Task directions: The material below holds pictures; leave them out and reproduce exactly the lines from the one with "Write the seaborn" through the one with "mb_err_15 = [5.0, 3.5, 2.5, 1.5, 1.2, 1.0, 0.8, 0.5, 0.5]", inclusive.
──────── Supplied records ────────
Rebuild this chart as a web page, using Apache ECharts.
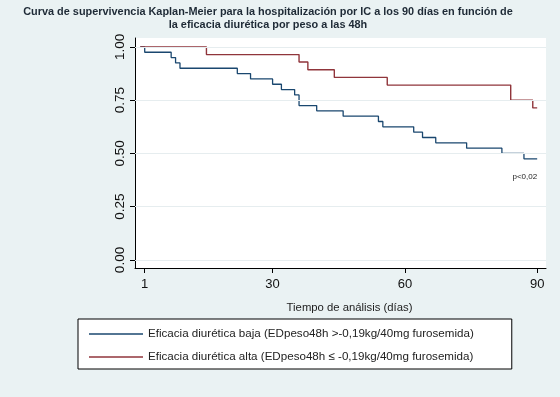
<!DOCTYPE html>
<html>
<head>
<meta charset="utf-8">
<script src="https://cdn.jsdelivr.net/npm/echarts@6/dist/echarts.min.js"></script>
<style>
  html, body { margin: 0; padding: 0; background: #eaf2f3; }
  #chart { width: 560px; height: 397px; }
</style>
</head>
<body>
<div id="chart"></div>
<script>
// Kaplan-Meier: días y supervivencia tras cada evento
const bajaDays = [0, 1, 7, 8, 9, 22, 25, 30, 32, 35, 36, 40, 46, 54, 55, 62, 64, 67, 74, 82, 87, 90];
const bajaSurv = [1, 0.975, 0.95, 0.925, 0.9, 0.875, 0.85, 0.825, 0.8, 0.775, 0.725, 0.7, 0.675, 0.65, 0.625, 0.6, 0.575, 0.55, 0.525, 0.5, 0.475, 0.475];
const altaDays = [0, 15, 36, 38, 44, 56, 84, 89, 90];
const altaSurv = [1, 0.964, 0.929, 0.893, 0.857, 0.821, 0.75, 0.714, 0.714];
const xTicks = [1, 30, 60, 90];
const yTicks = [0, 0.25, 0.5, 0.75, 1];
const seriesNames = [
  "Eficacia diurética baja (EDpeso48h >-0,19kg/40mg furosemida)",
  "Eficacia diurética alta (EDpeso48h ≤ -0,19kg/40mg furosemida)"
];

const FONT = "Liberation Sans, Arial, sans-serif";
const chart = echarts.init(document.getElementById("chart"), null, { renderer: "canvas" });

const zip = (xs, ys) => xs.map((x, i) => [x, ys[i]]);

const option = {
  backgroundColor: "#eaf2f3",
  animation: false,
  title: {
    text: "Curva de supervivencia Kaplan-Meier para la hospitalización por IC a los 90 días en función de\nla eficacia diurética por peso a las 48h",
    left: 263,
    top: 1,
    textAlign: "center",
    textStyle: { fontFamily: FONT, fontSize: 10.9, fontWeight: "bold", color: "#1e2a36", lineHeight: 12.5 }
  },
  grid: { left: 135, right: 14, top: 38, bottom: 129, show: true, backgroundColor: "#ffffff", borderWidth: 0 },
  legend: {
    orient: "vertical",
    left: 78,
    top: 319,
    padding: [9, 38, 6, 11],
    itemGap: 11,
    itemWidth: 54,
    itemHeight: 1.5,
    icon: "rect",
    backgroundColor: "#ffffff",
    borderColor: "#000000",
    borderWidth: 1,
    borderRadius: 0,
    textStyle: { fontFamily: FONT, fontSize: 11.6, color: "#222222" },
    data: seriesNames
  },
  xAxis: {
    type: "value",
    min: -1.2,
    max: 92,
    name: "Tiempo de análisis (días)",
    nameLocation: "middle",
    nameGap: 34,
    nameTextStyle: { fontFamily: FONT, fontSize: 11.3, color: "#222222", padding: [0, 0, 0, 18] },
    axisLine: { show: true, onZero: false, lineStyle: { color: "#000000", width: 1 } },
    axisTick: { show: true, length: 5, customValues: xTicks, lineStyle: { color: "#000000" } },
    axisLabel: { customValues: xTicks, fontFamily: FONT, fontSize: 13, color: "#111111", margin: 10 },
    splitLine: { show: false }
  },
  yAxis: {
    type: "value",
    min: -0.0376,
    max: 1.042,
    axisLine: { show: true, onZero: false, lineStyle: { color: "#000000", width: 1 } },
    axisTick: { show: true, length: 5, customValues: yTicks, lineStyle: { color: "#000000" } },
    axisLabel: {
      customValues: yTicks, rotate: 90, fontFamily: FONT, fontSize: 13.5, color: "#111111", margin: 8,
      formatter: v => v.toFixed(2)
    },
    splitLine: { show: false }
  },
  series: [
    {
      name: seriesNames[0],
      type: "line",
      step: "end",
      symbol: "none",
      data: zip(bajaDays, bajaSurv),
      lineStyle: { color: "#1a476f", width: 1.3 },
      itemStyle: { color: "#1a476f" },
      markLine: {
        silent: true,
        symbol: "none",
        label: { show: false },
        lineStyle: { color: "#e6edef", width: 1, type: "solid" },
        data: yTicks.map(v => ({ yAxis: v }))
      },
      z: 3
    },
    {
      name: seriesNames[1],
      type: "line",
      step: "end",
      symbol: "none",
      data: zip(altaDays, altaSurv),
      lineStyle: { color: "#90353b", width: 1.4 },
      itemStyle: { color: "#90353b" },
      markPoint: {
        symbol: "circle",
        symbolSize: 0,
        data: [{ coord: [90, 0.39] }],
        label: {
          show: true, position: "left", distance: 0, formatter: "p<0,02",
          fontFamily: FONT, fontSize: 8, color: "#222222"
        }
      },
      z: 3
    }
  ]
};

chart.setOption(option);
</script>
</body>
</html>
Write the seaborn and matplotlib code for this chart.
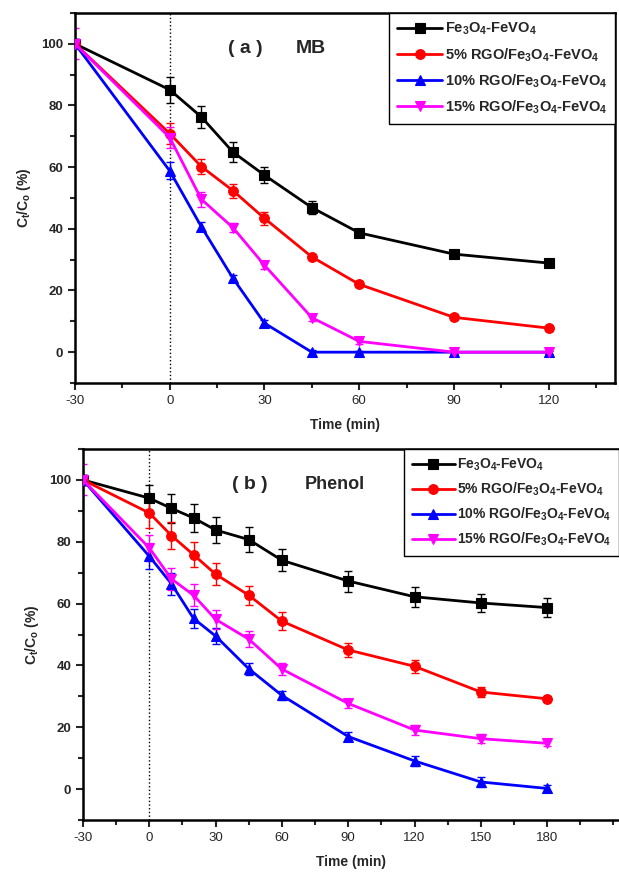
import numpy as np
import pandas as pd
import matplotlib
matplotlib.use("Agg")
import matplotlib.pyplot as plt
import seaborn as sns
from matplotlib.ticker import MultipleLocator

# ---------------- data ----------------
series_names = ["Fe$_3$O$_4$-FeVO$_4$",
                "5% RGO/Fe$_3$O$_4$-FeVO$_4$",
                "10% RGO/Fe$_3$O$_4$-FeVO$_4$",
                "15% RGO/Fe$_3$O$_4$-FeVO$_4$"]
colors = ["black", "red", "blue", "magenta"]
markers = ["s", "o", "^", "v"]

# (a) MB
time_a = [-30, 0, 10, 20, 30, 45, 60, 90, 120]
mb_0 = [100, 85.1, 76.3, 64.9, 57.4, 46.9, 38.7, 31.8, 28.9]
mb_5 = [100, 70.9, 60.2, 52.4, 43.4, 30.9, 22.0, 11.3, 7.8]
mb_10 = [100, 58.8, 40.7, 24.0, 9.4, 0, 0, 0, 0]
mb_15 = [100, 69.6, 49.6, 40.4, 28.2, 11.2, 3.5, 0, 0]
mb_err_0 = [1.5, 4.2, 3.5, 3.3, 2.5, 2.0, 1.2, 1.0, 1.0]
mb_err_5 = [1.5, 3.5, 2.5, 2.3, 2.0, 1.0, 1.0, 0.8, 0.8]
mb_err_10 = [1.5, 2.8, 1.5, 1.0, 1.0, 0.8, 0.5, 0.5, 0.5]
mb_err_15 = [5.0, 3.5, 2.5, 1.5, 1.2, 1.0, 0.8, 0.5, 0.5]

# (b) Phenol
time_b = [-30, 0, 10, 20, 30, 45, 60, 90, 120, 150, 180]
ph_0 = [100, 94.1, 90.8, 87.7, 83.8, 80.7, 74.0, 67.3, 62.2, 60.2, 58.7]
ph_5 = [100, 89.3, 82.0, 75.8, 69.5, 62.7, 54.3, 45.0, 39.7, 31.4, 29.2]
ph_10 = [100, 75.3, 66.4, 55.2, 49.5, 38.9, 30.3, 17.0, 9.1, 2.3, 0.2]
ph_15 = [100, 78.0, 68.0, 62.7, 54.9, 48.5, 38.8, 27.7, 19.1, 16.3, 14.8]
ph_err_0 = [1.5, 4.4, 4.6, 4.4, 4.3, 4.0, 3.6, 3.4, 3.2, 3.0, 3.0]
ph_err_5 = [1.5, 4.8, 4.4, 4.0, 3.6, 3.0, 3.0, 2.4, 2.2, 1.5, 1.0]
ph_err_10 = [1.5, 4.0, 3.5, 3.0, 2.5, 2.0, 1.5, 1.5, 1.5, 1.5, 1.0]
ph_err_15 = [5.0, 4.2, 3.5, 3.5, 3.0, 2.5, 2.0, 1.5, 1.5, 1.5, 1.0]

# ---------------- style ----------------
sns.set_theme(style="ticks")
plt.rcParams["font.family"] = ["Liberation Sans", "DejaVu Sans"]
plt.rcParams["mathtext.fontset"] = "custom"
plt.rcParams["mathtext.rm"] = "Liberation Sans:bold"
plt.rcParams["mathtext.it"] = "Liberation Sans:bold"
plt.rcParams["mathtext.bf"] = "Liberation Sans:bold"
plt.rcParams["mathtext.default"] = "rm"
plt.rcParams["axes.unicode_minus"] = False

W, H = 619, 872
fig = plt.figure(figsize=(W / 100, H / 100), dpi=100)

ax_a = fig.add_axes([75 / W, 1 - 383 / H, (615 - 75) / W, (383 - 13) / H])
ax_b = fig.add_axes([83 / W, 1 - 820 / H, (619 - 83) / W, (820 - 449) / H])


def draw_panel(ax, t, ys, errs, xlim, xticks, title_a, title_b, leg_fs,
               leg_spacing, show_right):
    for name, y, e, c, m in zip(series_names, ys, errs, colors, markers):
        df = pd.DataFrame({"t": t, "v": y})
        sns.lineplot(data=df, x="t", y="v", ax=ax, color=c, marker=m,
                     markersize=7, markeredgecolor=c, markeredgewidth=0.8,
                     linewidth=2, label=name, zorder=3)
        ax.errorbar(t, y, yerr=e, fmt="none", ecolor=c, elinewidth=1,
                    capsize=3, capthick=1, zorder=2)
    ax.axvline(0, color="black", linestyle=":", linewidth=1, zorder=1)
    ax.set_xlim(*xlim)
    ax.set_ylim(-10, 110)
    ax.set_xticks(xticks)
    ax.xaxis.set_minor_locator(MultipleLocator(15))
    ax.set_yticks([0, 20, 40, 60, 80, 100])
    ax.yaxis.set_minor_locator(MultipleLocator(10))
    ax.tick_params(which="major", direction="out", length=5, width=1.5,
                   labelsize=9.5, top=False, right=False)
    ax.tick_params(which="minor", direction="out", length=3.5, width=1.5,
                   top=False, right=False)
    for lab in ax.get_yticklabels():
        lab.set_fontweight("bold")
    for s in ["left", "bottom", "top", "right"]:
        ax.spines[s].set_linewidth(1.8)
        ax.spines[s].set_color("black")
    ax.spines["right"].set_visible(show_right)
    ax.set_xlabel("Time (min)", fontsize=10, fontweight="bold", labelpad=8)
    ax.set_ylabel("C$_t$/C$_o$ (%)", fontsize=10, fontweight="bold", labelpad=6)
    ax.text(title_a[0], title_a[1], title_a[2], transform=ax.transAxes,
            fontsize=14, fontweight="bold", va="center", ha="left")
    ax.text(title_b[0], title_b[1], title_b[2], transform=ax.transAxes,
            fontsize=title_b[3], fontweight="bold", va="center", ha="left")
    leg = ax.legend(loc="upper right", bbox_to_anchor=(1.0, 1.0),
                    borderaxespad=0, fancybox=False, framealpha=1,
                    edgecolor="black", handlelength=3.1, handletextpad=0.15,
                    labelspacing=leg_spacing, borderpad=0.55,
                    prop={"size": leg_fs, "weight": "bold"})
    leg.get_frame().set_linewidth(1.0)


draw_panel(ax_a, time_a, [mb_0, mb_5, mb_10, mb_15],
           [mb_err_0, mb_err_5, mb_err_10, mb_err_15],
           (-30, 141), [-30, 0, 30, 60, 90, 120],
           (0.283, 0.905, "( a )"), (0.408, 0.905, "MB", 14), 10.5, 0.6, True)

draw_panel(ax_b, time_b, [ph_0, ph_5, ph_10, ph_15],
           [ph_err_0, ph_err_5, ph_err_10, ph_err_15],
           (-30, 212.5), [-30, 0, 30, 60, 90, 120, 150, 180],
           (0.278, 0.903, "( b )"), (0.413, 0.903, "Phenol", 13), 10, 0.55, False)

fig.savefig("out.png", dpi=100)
────────
Expected answer:
Write the seaborn and matplotlib code for this chart.
import numpy as np
import pandas as pd
import matplotlib
matplotlib.use("Agg")
import matplotlib.pyplot as plt
import seaborn as sns
from matplotlib.ticker import MultipleLocator

# ---------------- data ----------------
series_names = ["Fe$_3$O$_4$-FeVO$_4$",
                "5% RGO/Fe$_3$O$_4$-FeVO$_4$",
                "10% RGO/Fe$_3$O$_4$-FeVO$_4$",
                "15% RGO/Fe$_3$O$_4$-FeVO$_4$"]
colors = ["black", "red", "blue", "magenta"]
markers = ["s", "o", "^", "v"]

# (a) MB
time_a = [-30, 0, 10, 20, 30, 45, 60, 90, 120]
mb_0 = [100, 85.1, 76.3, 64.9, 57.4, 46.9, 38.7, 31.8, 28.9]
mb_5 = [100, 70.9, 60.2, 52.4, 43.4, 30.9, 22.0, 11.3, 7.8]
mb_10 = [100, 58.8, 40.7, 24.0, 9.4, 0, 0, 0, 0]
mb_15 = [100, 69.6, 49.6, 40.4, 28.2, 11.2, 3.5, 0, 0]
mb_err_0 = [1.5, 4.2, 3.5, 3.3, 2.5, 2.0, 1.2, 1.0, 1.0]
mb_err_5 = [1.5, 3.5, 2.5, 2.3, 2.0, 1.0, 1.0, 0.8, 0.8]
mb_err_10 = [1.5, 2.8, 1.5, 1.0, 1.0, 0.8, 0.5, 0.5, 0.5]
mb_err_15 = [5.0, 3.5, 2.5, 1.5, 1.2, 1.0, 0.8, 0.5, 0.5]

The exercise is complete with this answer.